In his
documentary The
Power Of Nightmares,
Adam Curtis presents the case of William Casey, head of the CIA under
Reagan administration.
As has
been described
previously, to persuade the President, the neoconservatives set out
to prove that the Soviet threat was far greater than anyone. They
would demonstrate that the majority of terrorism and revolutionary
movements around the world, were actually part of a secret network,
coordinated by Moscow to take over the world.
The main
proponent of this theory was a leading neoconservative who was the
special adviser to the Secretary of State. His name was Michael
Ledeen and he had been influenced by a best-selling book called "The
Terror Network". It alleged that terrorism was not the
fragmented phenomenon that it appeared to be. In reality, all
terrorist groups, from the PLO to the Baader-Meinhof Group in Germany
and the provisional IRA, all of them, were a part of coordinated
strategy of terror run by the Soviet Union.
But the
CIA completely disagreed. They said this was just another
neoconservative fantasy.
But the
neoconservatives had a powerful ally. He was William Casey, and he
was the new head of the CIA. Casey was sympathetic to the
neoconservative view. And when he read "The Terror Network"
book, he was convinced. He called a meeting of the CIA's Soviet
analysts at their headquarters and told them to produce a report for
the President that proved this hidden network existed.
But the
analysts told him, this would be impossible because much of the
information in the book came from black propaganda the CIA themselves
had invented to smear the Soviet Union. They knew that the terror
network didn't exist because they themselves had made it up.
Melvin
Goodman, head of CIA office of Soviet Affairs from 1976 to 1987,
states: “And when we looked through the book, we found very
clear episodes where CIA black propaganda - clandestine information
that was designed under a covert action plan to be planted in
European newspapers - were picked up and put in this book. A lot of
it was made up. It was made up out of whole cloth. [...] And we even
had the operations people to tell Bill Casey this. I thought maybe
this might have an impact, but all of us were dismissed. Casey had
made up his mind. He knew the Soviets were involved in terrorism so
there was nothing we could tell him to disabuse him. Lies became
reality.”
In the
end, Casey found a university professor, who described himself as a
terror expert and he produced a dossier that confirmed that the
hidden terror network did, in fact, exist. Under such intense
lobbying, Reagan agreed to give the neoconservatives what they
wanted, and in 1983, he signed a secret document that fundamentally
changed American foreign policy.
The
country would now fund covert wars to push back the hidden Soviet
threat around the world.
However,
it appears that Casey, the central figure of this story, knew very
well what he was doing. It is almost certain now that he told Reagan
back in 1981, that "we'll know our disinformation program is
complete when everything the American public believes is false".
According
to Barbara Honegger, assistant to the chief domestic policy adviser
to the President at the time, Casey told Reagan that he had been
astonished to discover that over 80 percent of the 'intelligence'
that the analysis side of the CIA produced was based on open public
sources like newspapers and magazines.
Today,
as Russiagate has collapsed, with Robert Mueller's investigation
finding no proof of collusion, the analogy is quite obvious.
It
appears that CIA "evidence" about the alleged "hacking"

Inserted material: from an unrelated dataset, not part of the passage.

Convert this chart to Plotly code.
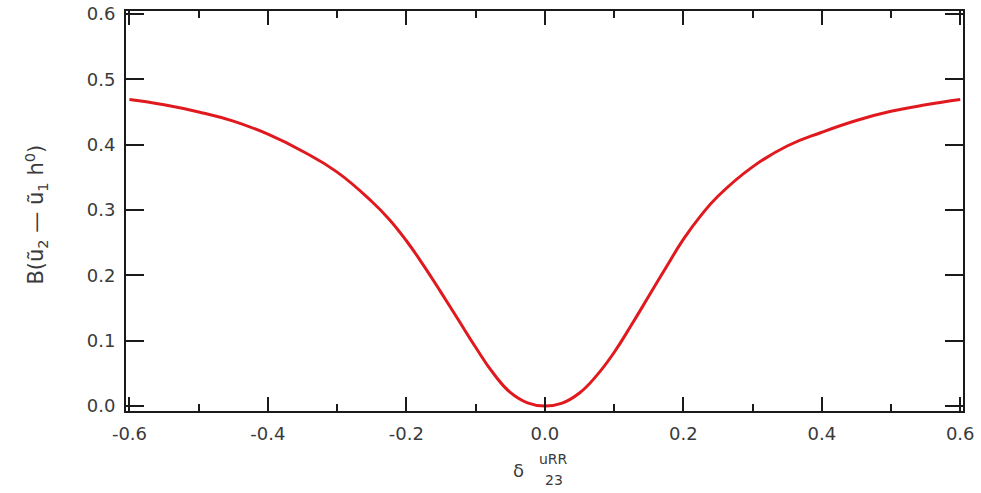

of the 2016 presidential election by Russia and connection with
Trump, was planted inside the media. CIA manufactures some "evidence"
based on zero facts. The "evidence" is circulated among the
corporate media to brainwash the public and returns to CIA as "hard
evidence".
But the
job in the Russiagate fiasco was so ridiculously sloppy, that Mueller
was impossible to support the black propaganda narratives. Many
independent journalists identified immediately the fraud. And when
the Russiagate collapsed, the great embarrassment of the mainstream
media well-paid mouthpieces became quite evident. They are still
trying to save whatever remained from their credibility by insisting
on this travesty, but it's too late now and they are making things
worse.
And what
did they eventually achieve? To revive Trump's popularity and make
him a victim in the eyes of his supporters. Next time, they should
sit quiet and make some self-criticism before they start blaming
everyone but themselves about another disastrous Trump term.